*What the task asks*
Do not copy the pictures; transcribe all other material exactly.

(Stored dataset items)
■ ■ ■ ■ ■ ■ ■

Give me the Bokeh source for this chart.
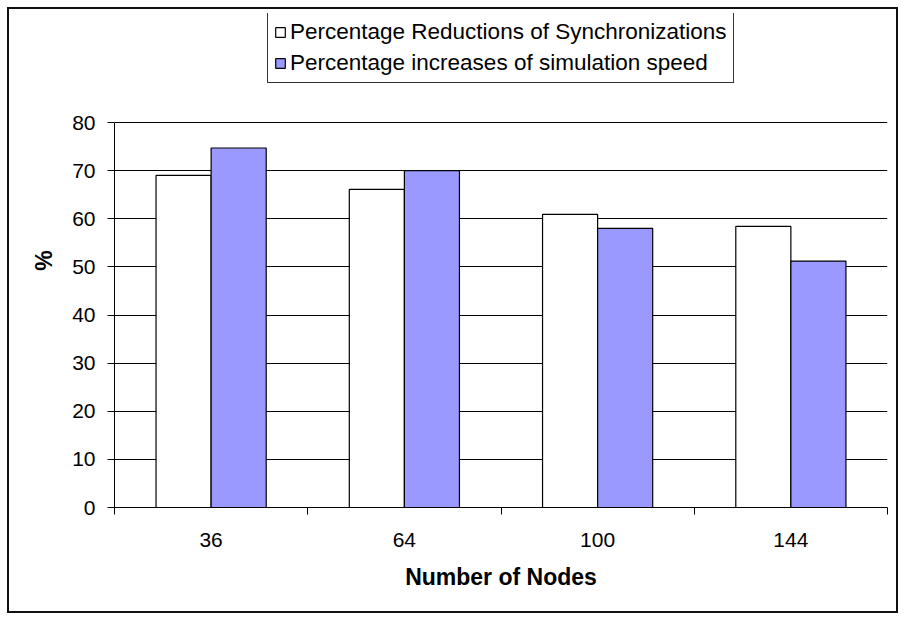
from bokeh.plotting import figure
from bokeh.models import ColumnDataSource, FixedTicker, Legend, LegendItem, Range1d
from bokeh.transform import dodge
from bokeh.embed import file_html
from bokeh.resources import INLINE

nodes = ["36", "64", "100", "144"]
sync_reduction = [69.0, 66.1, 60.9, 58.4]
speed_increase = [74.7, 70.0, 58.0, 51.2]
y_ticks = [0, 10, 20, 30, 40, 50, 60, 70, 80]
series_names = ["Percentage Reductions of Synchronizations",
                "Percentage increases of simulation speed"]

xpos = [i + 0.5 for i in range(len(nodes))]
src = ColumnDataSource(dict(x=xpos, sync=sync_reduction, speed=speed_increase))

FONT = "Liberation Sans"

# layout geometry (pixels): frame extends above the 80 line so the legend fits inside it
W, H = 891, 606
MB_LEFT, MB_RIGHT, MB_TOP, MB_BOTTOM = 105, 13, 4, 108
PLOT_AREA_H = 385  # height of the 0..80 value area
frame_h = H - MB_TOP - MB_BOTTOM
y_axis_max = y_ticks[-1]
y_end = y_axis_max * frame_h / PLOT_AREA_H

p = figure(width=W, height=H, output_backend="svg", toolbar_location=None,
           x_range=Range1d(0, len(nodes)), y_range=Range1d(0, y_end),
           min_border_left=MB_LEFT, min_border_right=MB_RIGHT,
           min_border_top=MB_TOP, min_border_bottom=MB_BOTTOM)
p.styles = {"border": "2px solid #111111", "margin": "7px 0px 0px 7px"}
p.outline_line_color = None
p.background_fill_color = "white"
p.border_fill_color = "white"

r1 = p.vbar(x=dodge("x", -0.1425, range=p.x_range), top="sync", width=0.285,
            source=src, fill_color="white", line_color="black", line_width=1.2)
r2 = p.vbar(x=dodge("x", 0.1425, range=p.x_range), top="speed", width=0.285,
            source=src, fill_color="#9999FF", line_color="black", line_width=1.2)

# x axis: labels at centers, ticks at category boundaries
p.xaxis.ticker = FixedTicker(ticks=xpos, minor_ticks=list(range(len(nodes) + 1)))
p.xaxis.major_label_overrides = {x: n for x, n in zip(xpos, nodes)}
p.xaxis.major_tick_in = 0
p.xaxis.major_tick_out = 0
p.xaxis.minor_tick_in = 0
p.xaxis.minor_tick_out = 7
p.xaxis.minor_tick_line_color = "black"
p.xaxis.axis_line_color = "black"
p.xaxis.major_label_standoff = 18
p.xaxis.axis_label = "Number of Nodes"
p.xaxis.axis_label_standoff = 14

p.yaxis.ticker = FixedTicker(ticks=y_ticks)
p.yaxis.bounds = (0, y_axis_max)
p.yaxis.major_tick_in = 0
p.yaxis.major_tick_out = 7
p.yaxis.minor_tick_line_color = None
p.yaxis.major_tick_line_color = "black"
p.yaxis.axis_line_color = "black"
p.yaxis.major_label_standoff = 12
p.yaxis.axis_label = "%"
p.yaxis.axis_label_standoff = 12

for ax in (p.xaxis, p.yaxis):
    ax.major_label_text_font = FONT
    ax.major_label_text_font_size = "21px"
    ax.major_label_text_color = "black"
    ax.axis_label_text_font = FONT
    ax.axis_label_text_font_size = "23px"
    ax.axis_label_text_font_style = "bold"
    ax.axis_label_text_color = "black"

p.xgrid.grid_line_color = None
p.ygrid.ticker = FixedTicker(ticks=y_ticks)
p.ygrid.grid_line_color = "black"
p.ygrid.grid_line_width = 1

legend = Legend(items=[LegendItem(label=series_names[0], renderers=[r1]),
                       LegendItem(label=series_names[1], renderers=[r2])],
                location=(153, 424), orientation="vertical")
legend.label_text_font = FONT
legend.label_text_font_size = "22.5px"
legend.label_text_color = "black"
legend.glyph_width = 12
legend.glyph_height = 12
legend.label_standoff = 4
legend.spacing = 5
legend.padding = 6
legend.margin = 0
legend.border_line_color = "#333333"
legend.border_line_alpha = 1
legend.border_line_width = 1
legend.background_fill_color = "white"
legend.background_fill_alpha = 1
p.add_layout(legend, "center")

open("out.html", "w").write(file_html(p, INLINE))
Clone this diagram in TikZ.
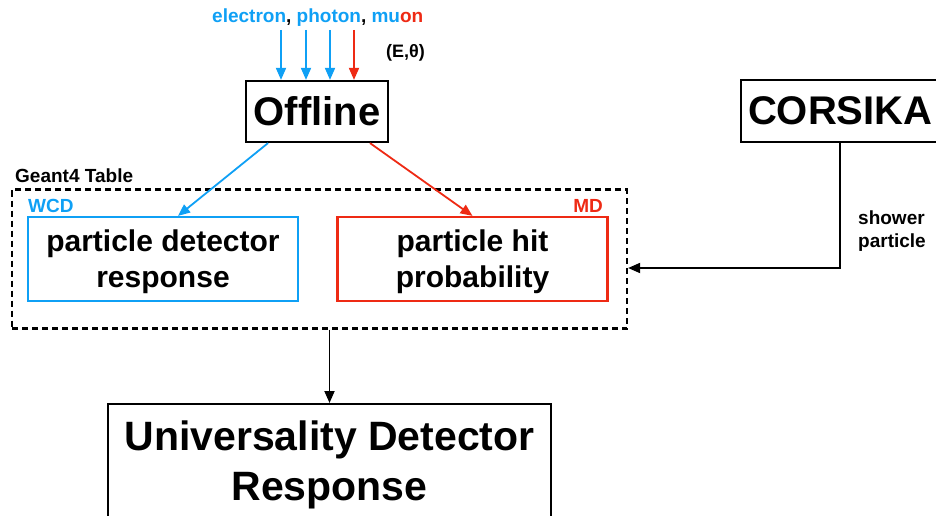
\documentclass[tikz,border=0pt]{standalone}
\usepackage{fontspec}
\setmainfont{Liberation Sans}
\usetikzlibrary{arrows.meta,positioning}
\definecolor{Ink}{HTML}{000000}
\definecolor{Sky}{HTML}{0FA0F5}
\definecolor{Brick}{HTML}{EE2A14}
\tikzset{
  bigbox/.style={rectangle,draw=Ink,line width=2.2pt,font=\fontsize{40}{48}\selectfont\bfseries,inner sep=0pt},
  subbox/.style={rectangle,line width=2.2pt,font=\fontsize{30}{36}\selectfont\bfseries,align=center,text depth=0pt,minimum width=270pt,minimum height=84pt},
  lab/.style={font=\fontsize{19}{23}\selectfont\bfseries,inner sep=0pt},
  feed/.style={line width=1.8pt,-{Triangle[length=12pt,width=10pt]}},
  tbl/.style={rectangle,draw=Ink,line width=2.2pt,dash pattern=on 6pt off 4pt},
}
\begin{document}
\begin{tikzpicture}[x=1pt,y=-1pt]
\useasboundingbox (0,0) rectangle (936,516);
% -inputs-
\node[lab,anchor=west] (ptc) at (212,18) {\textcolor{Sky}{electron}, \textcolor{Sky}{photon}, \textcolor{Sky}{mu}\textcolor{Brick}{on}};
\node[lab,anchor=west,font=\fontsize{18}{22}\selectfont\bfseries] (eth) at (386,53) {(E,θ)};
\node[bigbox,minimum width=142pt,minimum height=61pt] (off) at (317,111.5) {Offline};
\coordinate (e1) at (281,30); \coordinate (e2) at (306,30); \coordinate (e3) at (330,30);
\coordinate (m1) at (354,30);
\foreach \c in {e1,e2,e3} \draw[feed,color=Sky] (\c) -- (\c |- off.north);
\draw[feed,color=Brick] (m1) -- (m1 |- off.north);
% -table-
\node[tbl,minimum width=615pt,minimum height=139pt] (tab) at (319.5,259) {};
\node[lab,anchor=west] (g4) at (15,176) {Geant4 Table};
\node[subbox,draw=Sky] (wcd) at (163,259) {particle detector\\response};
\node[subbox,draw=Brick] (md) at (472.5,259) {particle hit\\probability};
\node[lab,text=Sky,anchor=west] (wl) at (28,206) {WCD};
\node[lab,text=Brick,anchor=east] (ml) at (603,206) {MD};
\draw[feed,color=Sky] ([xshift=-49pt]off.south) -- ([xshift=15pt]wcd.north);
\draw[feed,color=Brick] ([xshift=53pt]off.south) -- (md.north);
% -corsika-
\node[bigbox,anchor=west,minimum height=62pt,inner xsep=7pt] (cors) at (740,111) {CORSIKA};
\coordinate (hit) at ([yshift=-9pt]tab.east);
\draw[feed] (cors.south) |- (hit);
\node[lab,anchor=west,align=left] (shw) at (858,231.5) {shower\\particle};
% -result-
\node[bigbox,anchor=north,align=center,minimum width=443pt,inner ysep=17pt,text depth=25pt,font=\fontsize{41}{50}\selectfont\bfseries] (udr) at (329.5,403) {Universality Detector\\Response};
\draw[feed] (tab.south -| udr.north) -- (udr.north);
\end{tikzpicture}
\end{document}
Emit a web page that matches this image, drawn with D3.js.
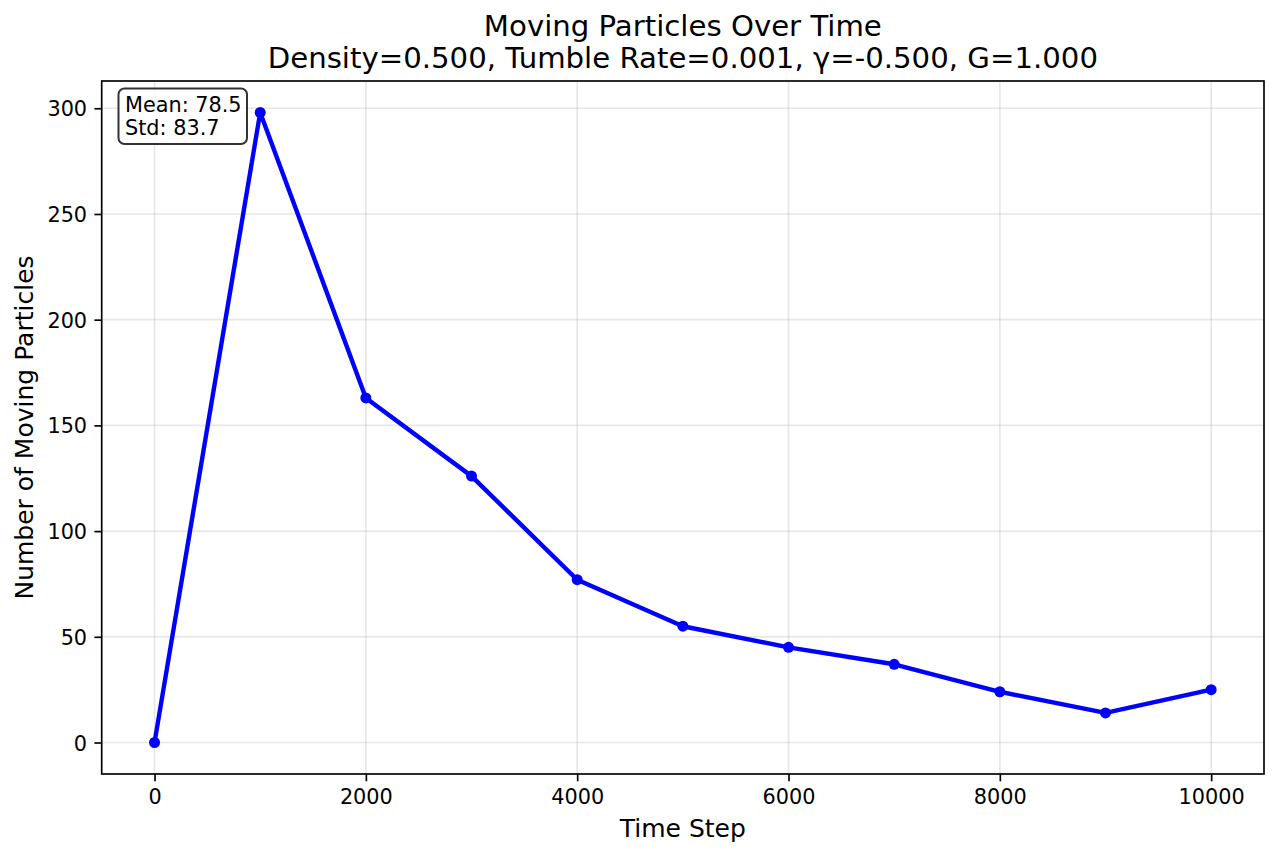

■ ■ ■ ■ ■ ■ ■

*Final result*
Give me the Bokeh source for this chart.
from bokeh.plotting import figure
from bokeh.models import ColumnDataSource, FixedTicker, Legend, LegendItem, Range1d
from bokeh.transform import dodge
from bokeh.embed import file_html
from bokeh.resources import INLINE

nodes = ["36", "64", "100", "144"]
sync_reduction = [69.0, 66.1, 60.9, 58.4]
speed_increase = [74.7, 70.0, 58.0, 51.2]
y_ticks = [0, 10, 20, 30, 40, 50, 60, 70, 80]
series_names = ["Percentage Reductions of Synchronizations",
                "Percentage increases of simulation speed"]

xpos = [i + 0.5 for i in range(len(nodes))]
src = ColumnDataSource(dict(x=xpos, sync=sync_reduction, speed=speed_increase))

FONT = "Liberation Sans"

# layout geometry (pixels): frame extends above the 80 line so the legend fits inside it
W, H = 891, 606
MB_LEFT, MB_RIGHT, MB_TOP, MB_BOTTOM = 105, 13, 4, 108
PLOT_AREA_H = 385  # height of the 0..80 value area
frame_h = H - MB_TOP - MB_BOTTOM
y_axis_max = y_ticks[-1]
y_end = y_axis_max * frame_h / PLOT_AREA_H

p = figure(width=W, height=H, output_backend="svg", toolbar_location=None,
           x_range=Range1d(0, len(nodes)), y_range=Range1d(0, y_end),
           min_border_left=MB_LEFT, min_border_right=MB_RIGHT,
           min_border_top=MB_TOP, min_border_bottom=MB_BOTTOM)
p.styles = {"border": "2px solid #111111", "margin": "7px 0px 0px 7px"}
p.outline_line_color = None
p.background_fill_color = "white"
p.border_fill_color = "white"

r1 = p.vbar(x=dodge("x", -0.1425, range=p.x_range), top="sync", width=0.285,
            source=src, fill_color="white", line_color="black", line_width=1.2)
r2 = p.vbar(x=dodge("x", 0.1425, range=p.x_range), top="speed", width=0.285,
            source=src, fill_color="#9999FF", line_color="black", line_width=1.2)

# x axis: labels at centers, ticks at category boundaries
p.xaxis.ticker = FixedTicker(ticks=xpos, minor_ticks=list(range(len(nodes) + 1)))
p.xaxis.major_label_overrides = {x: n for x, n in zip(xpos, nodes)}
p.xaxis.major_tick_in = 0
p.xaxis.major_tick_out = 0
p.xaxis.minor_tick_in = 0
p.xaxis.minor_tick_out = 7
p.xaxis.minor_tick_line_color = "black"
p.xaxis.axis_line_color = "black"
p.xaxis.major_label_standoff = 18
p.xaxis.axis_label = "Number of Nodes"
p.xaxis.axis_label_standoff = 14

p.yaxis.ticker = FixedTicker(ticks=y_ticks)
p.yaxis.bounds = (0, y_axis_max)
p.yaxis.major_tick_in = 0
p.yaxis.major_tick_out = 7
p.yaxis.minor_tick_line_color = None
p.yaxis.major_tick_line_color = "black"
p.yaxis.axis_line_color = "black"
p.yaxis.major_label_standoff = 12
p.yaxis.axis_label = "%"
p.yaxis.axis_label_standoff = 12

for ax in (p.xaxis, p.yaxis):
    ax.major_label_text_font = FONT
    ax.major_label_text_font_size = "21px"
    ax.major_label_text_color = "black"
    ax.axis_label_text_font = FONT
    ax.axis_label_text_font_size = "23px"
    ax.axis_label_text_font_style = "bold"
    ax.axis_label_text_color = "black"

p.xgrid.grid_line_color = None
p.ygrid.ticker = FixedTicker(ticks=y_ticks)
p.ygrid.grid_line_color = "black"
p.ygrid.grid_line_width = 1

legend = Legend(items=[LegendItem(label=series_names[0], renderers=[r1]),
                       LegendItem(label=series_names[1], renderers=[r2])],
                location=(153, 424), orientation="vertical")
legend.label_text_font = FONT
legend.label_text_font_size = "22.5px"
legend.label_text_color = "black"
legend.glyph_width = 12
legend.glyph_height = 12
legend.label_standoff = 4
legend.spacing = 5
legend.padding = 6
legend.margin = 0
legend.border_line_color = "#333333"
legend.border_line_alpha = 1
legend.border_line_width = 1
legend.background_fill_color = "white"
legend.background_fill_alpha = 1
p.add_layout(legend, "center")

open("out.html", "w").write(file_html(p, INLINE))
Clone this diagram in TikZ.
\documentclass[tikz,border=0pt]{standalone}
\usepackage{fontspec}
\setmainfont{Liberation Sans}
\usetikzlibrary{arrows.meta,positioning}
\definecolor{Ink}{HTML}{000000}
\definecolor{Sky}{HTML}{0FA0F5}
\definecolor{Brick}{HTML}{EE2A14}
\tikzset{
  bigbox/.style={rectangle,draw=Ink,line width=2.2pt,font=\fontsize{40}{48}\selectfont\bfseries,inner sep=0pt},
  subbox/.style={rectangle,line width=2.2pt,font=\fontsize{30}{36}\selectfont\bfseries,align=center,text depth=0pt,minimum width=270pt,minimum height=84pt},
  lab/.style={font=\fontsize{19}{23}\selectfont\bfseries,inner sep=0pt},
  feed/.style={line width=1.8pt,-{Triangle[length=12pt,width=10pt]}},
  tbl/.style={rectangle,draw=Ink,line width=2.2pt,dash pattern=on 6pt off 4pt},
}
\begin{document}
\begin{tikzpicture}[x=1pt,y=-1pt]
\useasboundingbox (0,0) rectangle (936,516);
% -inputs-
\node[lab,anchor=west] (ptc) at (212,18) {\textcolor{Sky}{electron}, \textcolor{Sky}{photon}, \textcolor{Sky}{mu}\textcolor{Brick}{on}};
\node[lab,anchor=west,font=\fontsize{18}{22}\selectfont\bfseries] (eth) at (386,53) {(E,θ)};
\node[bigbox,minimum width=142pt,minimum height=61pt] (off) at (317,111.5) {Offline};
\coordinate (e1) at (281,30); \coordinate (e2) at (306,30); \coordinate (e3) at (330,30);
\coordinate (m1) at (354,30);
\foreach \c in {e1,e2,e3} \draw[feed,color=Sky] (\c) -- (\c |- off.north);
\draw[feed,color=Brick] (m1) -- (m1 |- off.north);
% -table-
\node[tbl,minimum width=615pt,minimum height=139pt] (tab) at (319.5,259) {};
\node[lab,anchor=west] (g4) at (15,176) {Geant4 Table};
\node[subbox,draw=Sky] (wcd) at (163,259) {particle detector\\response};
\node[subbox,draw=Brick] (md) at (472.5,259) {particle hit\\probability};
\node[lab,text=Sky,anchor=west] (wl) at (28,206) {WCD};
\node[lab,text=Brick,anchor=east] (ml) at (603,206) {MD};
\draw[feed,color=Sky] ([xshift=-49pt]off.south) -- ([xshift=15pt]wcd.north);
\draw[feed,color=Brick] ([xshift=53pt]off.south) -- (md.north);
% -corsika-
\node[bigbox,anchor=west,minimum height=62pt,inner xsep=7pt] (cors) at (740,111) {CORSIKA};
\coordinate (hit) at ([yshift=-9pt]tab.east);
\draw[feed] (cors.south) |- (hit);
\node[lab,anchor=west,align=left] (shw) at (858,231.5) {shower\\particle};
% -result-
\node[bigbox,anchor=north,align=center,minimum width=443pt,inner ysep=17pt,text depth=25pt,font=\fontsize{41}{50}\selectfont\bfseries] (udr) at (329.5,403) {Universality Detector\\Response};
\draw[feed] (tab.south -| udr.north) -- (udr.north);
\end{tikzpicture}
\end{document}
Emit a web page that matches this image, drawn with D3.js.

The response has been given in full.